BIZNAGA


Biznaga. Gran Pantalla.

Con el piñón fijo hasta la cumbre descienden -o ascienden- en línea recta y sin descanso. Hasta Adorno (la octava canción del disco) no se mueven del frenético ritmo acostumbrado. Es cierto que ya no son aquel grupo que parecía salido de las entrañas Euskadi en el 87 pasados por la Sorbona del 68, pero dejan sin aliento a quienes les quiera seguir. Ahora están más cerca de The Clash pero en el siglo XXI.
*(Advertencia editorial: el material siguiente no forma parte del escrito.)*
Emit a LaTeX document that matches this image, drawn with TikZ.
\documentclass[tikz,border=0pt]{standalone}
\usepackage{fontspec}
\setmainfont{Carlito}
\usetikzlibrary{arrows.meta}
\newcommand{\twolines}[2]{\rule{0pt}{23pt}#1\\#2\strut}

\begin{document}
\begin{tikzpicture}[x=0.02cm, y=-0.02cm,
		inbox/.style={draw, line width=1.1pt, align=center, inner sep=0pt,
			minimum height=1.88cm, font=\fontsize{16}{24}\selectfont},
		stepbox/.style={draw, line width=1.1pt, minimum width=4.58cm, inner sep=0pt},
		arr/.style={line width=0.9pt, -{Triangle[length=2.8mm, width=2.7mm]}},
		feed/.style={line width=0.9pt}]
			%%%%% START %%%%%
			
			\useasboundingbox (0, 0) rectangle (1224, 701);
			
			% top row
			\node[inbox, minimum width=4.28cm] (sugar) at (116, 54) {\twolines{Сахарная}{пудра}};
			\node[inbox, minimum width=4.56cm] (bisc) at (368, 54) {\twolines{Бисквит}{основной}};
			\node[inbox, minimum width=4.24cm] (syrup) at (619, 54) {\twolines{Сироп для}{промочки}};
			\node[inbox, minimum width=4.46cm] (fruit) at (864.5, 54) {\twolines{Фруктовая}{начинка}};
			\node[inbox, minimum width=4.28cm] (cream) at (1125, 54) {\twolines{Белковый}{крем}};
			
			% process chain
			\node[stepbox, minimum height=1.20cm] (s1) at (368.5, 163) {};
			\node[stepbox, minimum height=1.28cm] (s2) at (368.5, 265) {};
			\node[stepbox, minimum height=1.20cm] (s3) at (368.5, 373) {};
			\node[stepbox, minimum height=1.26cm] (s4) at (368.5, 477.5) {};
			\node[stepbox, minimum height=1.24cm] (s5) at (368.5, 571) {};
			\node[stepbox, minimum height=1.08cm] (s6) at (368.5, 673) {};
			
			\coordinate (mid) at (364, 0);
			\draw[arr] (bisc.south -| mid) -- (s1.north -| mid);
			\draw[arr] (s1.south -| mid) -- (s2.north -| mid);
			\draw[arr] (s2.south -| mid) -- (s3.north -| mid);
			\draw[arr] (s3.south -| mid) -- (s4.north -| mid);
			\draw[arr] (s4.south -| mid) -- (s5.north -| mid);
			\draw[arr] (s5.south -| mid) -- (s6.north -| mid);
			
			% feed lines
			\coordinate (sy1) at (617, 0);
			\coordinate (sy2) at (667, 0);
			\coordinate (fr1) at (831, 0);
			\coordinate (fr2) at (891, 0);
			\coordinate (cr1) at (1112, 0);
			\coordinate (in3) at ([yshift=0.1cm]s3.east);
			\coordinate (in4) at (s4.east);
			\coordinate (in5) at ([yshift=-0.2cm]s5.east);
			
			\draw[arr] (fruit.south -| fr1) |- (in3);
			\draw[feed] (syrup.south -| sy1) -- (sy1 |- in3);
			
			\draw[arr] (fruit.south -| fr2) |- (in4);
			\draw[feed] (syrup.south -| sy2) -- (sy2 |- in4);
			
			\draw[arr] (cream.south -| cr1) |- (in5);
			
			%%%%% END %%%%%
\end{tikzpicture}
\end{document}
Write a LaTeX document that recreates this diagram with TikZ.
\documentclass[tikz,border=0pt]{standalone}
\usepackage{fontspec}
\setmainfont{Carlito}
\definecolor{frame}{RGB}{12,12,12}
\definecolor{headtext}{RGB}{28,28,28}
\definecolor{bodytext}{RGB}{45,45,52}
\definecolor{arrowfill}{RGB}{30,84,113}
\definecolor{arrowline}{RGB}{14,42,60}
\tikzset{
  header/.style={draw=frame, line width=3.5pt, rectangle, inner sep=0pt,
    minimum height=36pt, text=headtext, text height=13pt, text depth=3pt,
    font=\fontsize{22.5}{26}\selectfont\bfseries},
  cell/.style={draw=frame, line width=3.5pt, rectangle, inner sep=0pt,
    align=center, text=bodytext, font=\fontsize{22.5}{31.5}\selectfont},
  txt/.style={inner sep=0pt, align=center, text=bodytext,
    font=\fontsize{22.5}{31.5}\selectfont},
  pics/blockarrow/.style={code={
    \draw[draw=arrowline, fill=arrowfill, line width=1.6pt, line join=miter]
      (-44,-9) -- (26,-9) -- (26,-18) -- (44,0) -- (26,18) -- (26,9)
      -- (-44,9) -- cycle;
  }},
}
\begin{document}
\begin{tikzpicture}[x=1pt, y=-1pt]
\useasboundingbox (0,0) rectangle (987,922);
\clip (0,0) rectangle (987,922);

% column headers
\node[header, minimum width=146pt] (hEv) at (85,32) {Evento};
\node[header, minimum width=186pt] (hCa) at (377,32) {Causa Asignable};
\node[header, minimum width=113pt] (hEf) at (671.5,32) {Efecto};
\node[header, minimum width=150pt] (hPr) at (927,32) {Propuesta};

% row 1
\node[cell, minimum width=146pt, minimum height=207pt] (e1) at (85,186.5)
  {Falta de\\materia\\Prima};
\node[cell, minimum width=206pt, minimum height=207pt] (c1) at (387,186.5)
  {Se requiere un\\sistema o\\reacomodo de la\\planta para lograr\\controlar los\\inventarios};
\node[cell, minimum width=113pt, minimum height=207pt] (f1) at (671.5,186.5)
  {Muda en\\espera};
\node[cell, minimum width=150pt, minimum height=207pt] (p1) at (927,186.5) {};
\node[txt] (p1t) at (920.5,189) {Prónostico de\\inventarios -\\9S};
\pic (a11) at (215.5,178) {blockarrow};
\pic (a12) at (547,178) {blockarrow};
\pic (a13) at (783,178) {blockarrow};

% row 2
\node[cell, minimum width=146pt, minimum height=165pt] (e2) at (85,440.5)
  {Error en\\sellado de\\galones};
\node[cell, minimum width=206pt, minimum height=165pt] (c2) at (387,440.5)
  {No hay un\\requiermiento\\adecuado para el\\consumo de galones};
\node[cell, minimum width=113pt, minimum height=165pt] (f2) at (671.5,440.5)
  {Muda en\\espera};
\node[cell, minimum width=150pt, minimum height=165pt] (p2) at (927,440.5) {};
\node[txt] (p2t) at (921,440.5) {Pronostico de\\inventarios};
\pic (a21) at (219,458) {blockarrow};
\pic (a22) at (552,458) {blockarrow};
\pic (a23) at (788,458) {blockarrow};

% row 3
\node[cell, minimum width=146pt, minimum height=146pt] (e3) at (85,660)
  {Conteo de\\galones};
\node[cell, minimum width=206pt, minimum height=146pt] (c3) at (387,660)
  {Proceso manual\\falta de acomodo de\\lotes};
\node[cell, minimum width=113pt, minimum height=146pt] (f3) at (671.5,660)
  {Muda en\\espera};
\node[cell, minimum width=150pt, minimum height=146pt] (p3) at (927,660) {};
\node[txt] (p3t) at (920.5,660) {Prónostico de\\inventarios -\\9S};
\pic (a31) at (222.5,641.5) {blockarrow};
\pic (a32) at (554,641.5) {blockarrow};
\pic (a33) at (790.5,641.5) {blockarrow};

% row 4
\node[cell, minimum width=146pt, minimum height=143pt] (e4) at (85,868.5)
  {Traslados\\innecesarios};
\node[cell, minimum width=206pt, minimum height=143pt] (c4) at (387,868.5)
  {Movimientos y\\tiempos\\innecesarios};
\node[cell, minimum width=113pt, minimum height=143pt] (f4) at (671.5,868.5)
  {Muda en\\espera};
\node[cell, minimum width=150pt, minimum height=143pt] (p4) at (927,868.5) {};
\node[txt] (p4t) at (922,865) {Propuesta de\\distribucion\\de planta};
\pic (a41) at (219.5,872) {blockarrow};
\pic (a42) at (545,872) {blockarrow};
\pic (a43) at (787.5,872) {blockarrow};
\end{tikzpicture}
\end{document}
Sus señas de identidad siguen intactas: la voz siempre arriba y gritada, las guitarras en rasgueo metralleta, y las líneas de bajo dibujando frases ocasionales para romper ocasionalmente el muro de sonido. Por citar una diferencia respecto a su trabajo, podríamos hablar de las texturas de las guitarras, menos áridas, con más variedad de timbres. Eso sí, es un cambio más epidérmico que estructural, pero que ayuda a sostener todo el concepto del disco. Porque es en el concepto donde está lo más redondo. No es sólo que describa la situación actual a la perfección sino que, después de la pandemia -el disco salió poco antes-, el álbum ha ganado vigencia y es tanto oráculo como análisis. Todos los textos están perfectamente hilados entre sí, en modo obra conceptual y ninguna pieza sobra o falta en ese tratado sobre la vida en la era de la pantalla. Las letras remiten a una serie de conceptos de calado (el “no-lugar” de Marc Augé, por ejemplo), pero que desgranados en frases cortas, son eslóganes aptos para ser lanzados en medio de una discusión entre Barthes y Bourdieu o gritados en el ritual de un directo en un gaztetxe.

Biznaga, como Casandra, están dotados del don de la profecía. No hay disco (y no sólo en España) que haya captado tan bien el espíritu y las circunstancias de nuestro tiempo.